La musica miltante della sound artist di Tel Aviv, oltre ogni barriera e confine nazionale
“Sono una sound artist, una madre e un’instancabile ricercatrice che fluttua tra i continenti a caccia di prove e documenti che consentano di accendere un faro sulle zone buie del mondo. Definirsi impegnati non è sufficiente: per denunciare e mettere in atto il processo di cambiamento occorrono militanza attiva e determinazione”. Si racconta così Meira Asher, classe 1964, ispirata musicista di Tel Aviv, oltre che studiosa di canti e danze africane (apprese in Ghana e Costa d’Avorio), di percussioni indiane e folk messicano.

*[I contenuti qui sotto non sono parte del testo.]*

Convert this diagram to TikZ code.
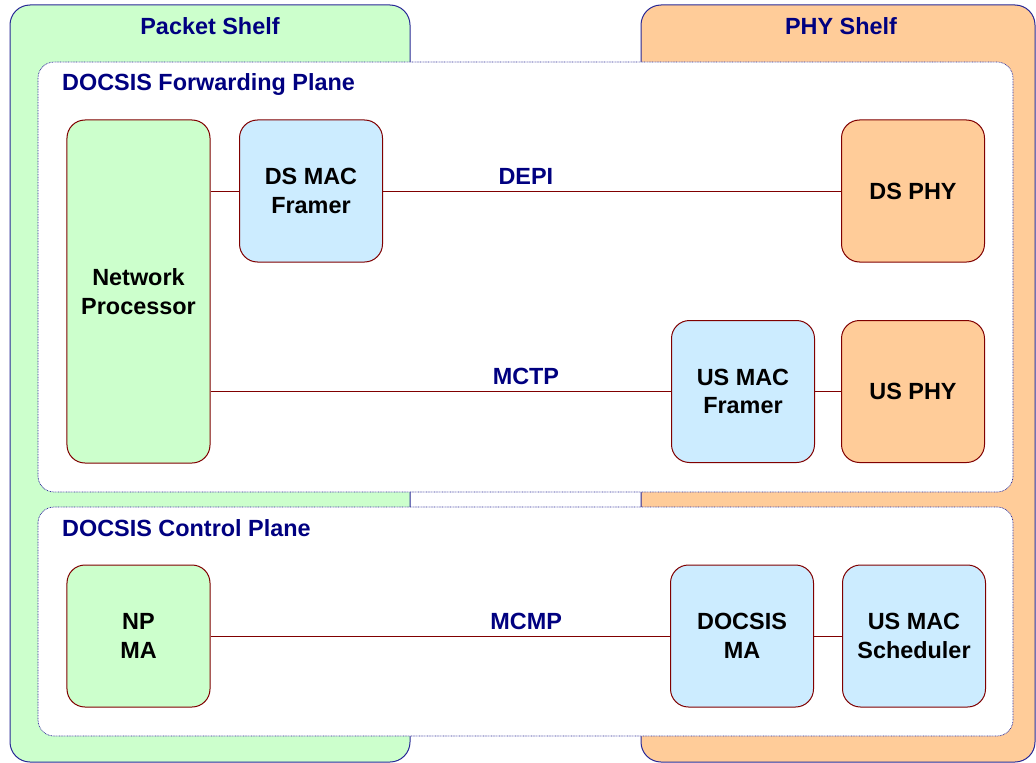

Meira è una cantante di protesta senza compromessi: la durezza del mondo, i diritti umani violati e la violenza della sopraffazione sono al centro della sua arte. Le pietre dell’Intifada, i massacri della guerra nei Balcani, gli abusi sui bambini nel Continente Nero, i missili intelligenti che seminano morte e distruzione: sono questi gli scenari in cui si muove l’arte della Asher. Senza sconti e censure. Come nei brani di Infantry, l’album realizzato insieme a Guy Harries e interamente “costruito” intorno alla tragica condizione dei minorenni strappati alla vita e all’infanzia dalla guerra, in Libano, come in Uganda, in Sierra Leone come nelle Filippine.

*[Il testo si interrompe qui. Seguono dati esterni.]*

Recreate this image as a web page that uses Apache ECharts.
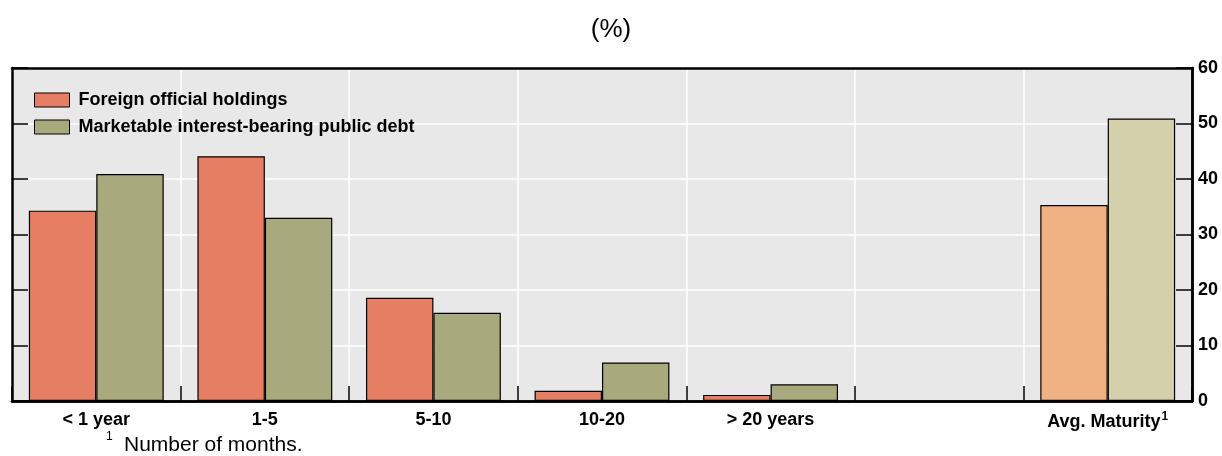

O ancora di più nelle strofe corrosive di È questo un uomo , il brano scritto in risposta all’opera di Primo Levi, Se questo è un uomo (“Considerate, questa è una donna senza mani e senza piedi, senza più forze per seppellire i propri morti…”).

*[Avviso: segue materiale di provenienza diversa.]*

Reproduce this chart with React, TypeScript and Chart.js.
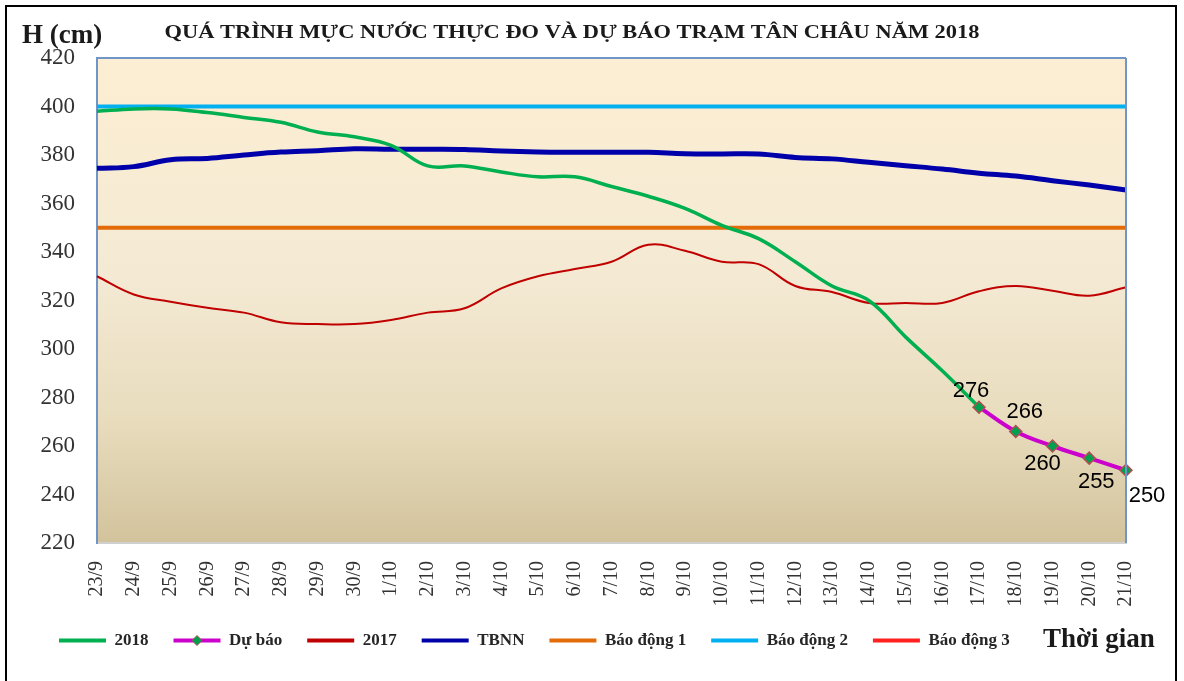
import React, { useEffect, useRef } from "react";
import { Chart, registerables } from "chart.js";

Chart.register(...registerables);

const dates = [
  "23/9", "24/9", "25/9", "26/9", "27/9", "28/9", "29/9", "30/9",
  "1/10", "2/10", "3/10", "4/10", "5/10", "6/10", "7/10", "8/10", "9/10",
  "10/10", "11/10", "12/10", "13/10", "14/10", "15/10", "16/10", "17/10",
  "18/10", "19/10", "20/10", "21/10",
];

const obs2018: (number | null)[] = [
  398, 399, 399, 397.5, 395.5, 393.5, 389.5, 387.5,
  384, 375.5, 375.5, 373, 371, 371, 367, 363, 358,
  351, 345.5, 336, 326, 320, 305, 291, 276,
  null, null, null, null,
];

const forecast: (number | null)[] = [
  null, null, null, null, null, null, null, null,
  null, null, null, null, null, null, null, null, null,
  null, null, null, null, null, null, null, 276,
  266, 260, 255, 250,
];

const obs2017 = [
  330, 322.5, 319.5, 317, 315, 311, 310.3, 310.3,
  312, 315, 316.8, 325, 330, 333, 336, 343, 340.5,
  336, 335, 326, 323.5, 319, 319, 319, 323.8,
  326, 324, 322, 325.5,
];

const tbnn = [
  374.5, 375.2, 378, 378.6, 380, 381.2, 381.8, 382.6,
  382.4, 382.4, 382.3, 381.6, 381.2, 381.1, 381.1, 381.1, 380.5,
  380.4, 380.4, 379, 378.4, 377, 375.6, 374.2, 372.5,
  371.3, 369.4, 367.6, 365.6,
];

const alarm1 = 350;
const alarm2 = 400;
const alarm3 = 450;

const yTicks = [220, 240, 260, 280, 300, 320, 340, 360, 380, 400, 420];

const titleText = "QUÁ TRÌNH MỰC NƯỚC THỰC ĐO VÀ DỰ BÁO TRẠM TÂN CHÂU NĂM 2018";
const yCaption = "H (cm)";
const xCaption = "Thời gian";

const seriesNames = ["2018", "Dự báo", "2017", "TBNN", "Báo động 1", "Báo động 2", "Báo động 3"];
const seriesColors = ["#00B050", "#CC00CC", "#C00000", "#0000AA", "#E36C09", "#00B0F0", "#FF2020"];

const SERIF = "'Liberation Serif', 'Times New Roman', serif";
const SANS = "'Liberation Sans', Arial, sans-serif";

// label offsets relative to the forecast points (style only)
const labelOffsets: [number, number][] = [
  [-8, -16],
  [9, -20],
  [-10, 18],
  [7, 24],
  [21, 26],
];

const framePlugin = {
  id: "frame",
  beforeDraw(chart: any) {
    const { ctx, chartArea } = chart;
    ctx.save();
    ctx.fillStyle = "#ffffff";
    ctx.fillRect(0, 0, chart.width, chart.height);
    const g = ctx.createLinearGradient(0, chartArea.top, 0, chartArea.bottom);
    g.addColorStop(0, "#FCEED2");
    g.addColorStop(0.45, "#F4EAD4");
    g.addColorStop(0.75, "#E8DCBD");
    g.addColorStop(1, "#D2C39C");
    ctx.fillStyle = g;
    ctx.fillRect(chartArea.left, chartArea.top, chartArea.right - chartArea.left, chartArea.bottom - chartArea.top);
    ctx.strokeStyle = "#000000";
    ctx.lineWidth = 2;
    ctx.strokeRect(6, 6, 1170, 720);
    ctx.restore();
  },
  afterDraw(chart: any) {
    const { ctx, chartArea } = chart;
    ctx.save();
    // right and top border of plot
    ctx.strokeStyle = "#7195C8";
    ctx.lineWidth = 2;
    ctx.beginPath();
    ctx.moveTo(chartArea.right, chartArea.top);
    ctx.lineTo(chartArea.right, chartArea.bottom);
    ctx.stroke();
    ctx.beginPath();
    ctx.moveTo(chartArea.left, chartArea.top);
    ctx.lineTo(chartArea.right, chartArea.top);
    ctx.stroke();
    // title (slightly widened like the original)
    ctx.fillStyle = "#1a1a1a";
    ctx.textBaseline = "middle";
    ctx.font = "bold 19px " + SERIF;
    const w = ctx.measureText(titleText).width;
    ctx.save();
    ctx.translate(572, 33);
    ctx.scale(815 / w, 1);
    ctx.textAlign = "center";
    ctx.fillText(titleText, 0, 0);
    ctx.restore();
    // axis captions
    ctx.textAlign = "left";
    ctx.font = "bold 27px " + SERIF;
    ctx.fillText(yCaption, 22, 36);
    ctx.font = "bold 27px " + SERIF;
    ctx.fillText(xCaption, 1043, 640);
    // forecast point labels
    const meta = chart.getDatasetMeta(1);
    ctx.font = "22px " + SANS;
    ctx.fillStyle = "#000000";
    ctx.textAlign = "center";
    let k = 0;
    meta.data.forEach((pt: any, i: number) => {
      const v = chart.data.datasets[1].data[i];
      if (v === null || v === undefined) return;
      const off = labelOffsets[k] || [0, -18];
      ctx.fillText(String(v), pt.x + off[0], pt.y + off[1]);
      k++;
    });
    // diamond on legend swatch of forecast
    const legend = chart.legend;
    if (legend && legend.legendHitBoxes && legend.legendHitBoxes[1]) {
      const hb = legend.legendHitBoxes[1];
      const cx = hb.left + 23.5;
      const cy = hb.top + hb.height / 2;
      ctx.beginPath();
      ctx.moveTo(cx, cy - 5);
      ctx.lineTo(cx + 5, cy);
      ctx.lineTo(cx, cy + 5);
      ctx.lineTo(cx - 5, cy);
      ctx.closePath();
      ctx.fillStyle = "#00A050";
      ctx.fill();
      ctx.strokeStyle = "#B0504F";
      ctx.lineWidth = 1;
      ctx.stroke();
    }
    ctx.restore();
  },
};

export default function App() {
  const ref = useRef<HTMLCanvasElement | null>(null);

  useEffect(() => {
    if (!ref.current) return;
    const chart = new Chart(ref.current, {
      type: "line",
      data: {
        labels: dates,
        datasets: [
          {
            label: seriesNames[0],
            data: obs2018,
            borderColor: seriesColors[0],
            backgroundColor: seriesColors[0],
            borderWidth: 3.5,
            pointRadius: 0,
            tension: 0.4,
            order: 1,
          },
          {
            label: seriesNames[1],
            data: forecast,
            borderColor: seriesColors[1],
            backgroundColor: seriesColors[1],
            borderWidth: 4,
            pointStyle: "rectRot",
            pointRadius: 6,
            pointBackgroundColor: "#00A050",
            pointBorderColor: "#B0504F",
            pointBorderWidth: 1.5,
            tension: 0.4,
            order: 0,
          },
          {
            label: seriesNames[2],
            data: obs2017,
            borderColor: seriesColors[2],
            backgroundColor: seriesColors[2],
            borderWidth: 2,
            pointRadius: 0,
            tension: 0.4,
            order: 3,
          },
          {
            label: seriesNames[3],
            data: tbnn,
            borderColor: seriesColors[3],
            backgroundColor: seriesColors[3],
            borderWidth: 5,
            pointRadius: 0,
            tension: 0.4,
            order: 2,
          },
          {
            label: seriesNames[4],
            data: dates.map(() => alarm1),
            borderColor: seriesColors[4],
            backgroundColor: seriesColors[4],
            borderWidth: 4,
            pointRadius: 0,
            order: 4,
          },
          {
            label: seriesNames[5],
            data: dates.map(() => alarm2),
            borderColor: seriesColors[5],
            backgroundColor: seriesColors[5],
            borderWidth: 4,
            pointRadius: 0,
            order: 5,
          },
          {
            label: seriesNames[6],
            data: dates.map(() => alarm3),
            borderColor: seriesColors[6],
            backgroundColor: seriesColors[6],
            borderWidth: 3,
            pointRadius: 0,
            order: 6,
          },
        ],
      },
      options: {
        responsive: false,
        animation: false,
        devicePixelRatio: 1,
        layout: { padding: { left: 34, right: 58, top: 58, bottom: 22 } },
        plugins: {
          title: { display: false },
          legend: {
            position: "bottom",
            align: "start",
            labels: {
              boxWidth: 47,
              boxHeight: 4,
              padding: 25,
              color: "#262626",
              font: { family: SERIF, size: 17, weight: "bold" },
              generateLabels: (c: any) =>
                c.data.datasets.map((ds: any, i: number) => ({
                  text: ds.label,
                  fillStyle: seriesColors[i],
                  strokeStyle: seriesColors[i],
                  lineWidth: 0,
                  hidden: false,
                  datasetIndex: i,
                  fontColor: "#262626",
                })),
            },
          },
          tooltip: { enabled: false },
        },
        scales: {
          x: {
            offset: false,
            afterFit: (s: any) => {
              s.height = 64;
            },
            grid: { display: false, drawTicks: false },
            border: { display: true, color: "#D0D0D0", width: 2 },
            ticks: {
              autoSkip: false,
              maxRotation: 90,
              minRotation: 90,
              padding: 18,
              color: "#333333",
              font: { family: SERIF, size: 20 },
            },
          },
          y: {
            min: 220,
            max: 420,
            afterFit: (s: any) => {
              s.width = 63;
            },
            afterBuildTicks: (s: any) => {
              s.ticks = yTicks.map((v) => ({ value: v }));
            },
            grid: { display: false, drawTicks: false },
            border: { display: true, color: "#7195C8", width: 2 },
            ticks: {
              padding: 22,
              color: "#333333",
              font: { family: SERIF, size: 23 },
            },
          },
        },
      },
      plugins: [framePlugin],
    } as any);
    return () => chart.destroy();
  }, []);

  return (
    <div style={{ position: "absolute", left: 0, top: 0, width: 1184, height: 681, background: "#fff" }}>
      <canvas ref={ref} width={1184} height={681} style={{ display: "block" }} />
    </div>
  );
}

Meira Asher è avanguardia, ricerca, contaminazione. Un ibrido tra pura musica e pièce teatrale. Le sue composizioni non sono figlie di una geometria stabile, ma opere in eterno movimento, così come suonano variabili le vibrazioni che accompagnano la durezza affilata della sua voce: dal sound dei Balcani alla world music, dai più raffinati strumenti acustici alle intricate suggestioni elettroniche e tecnologiche, fino al rumore dei tasti di una macchina da scrivere che diventa strumento e suono al tempo stesso. “Ho scelto la musica perché è un linguaggio universale che supera le barriere etniche e linguistiche e non si ferma davanti ai confini e alle dogane”. E arriva dritta al cuore, come una pugnalata.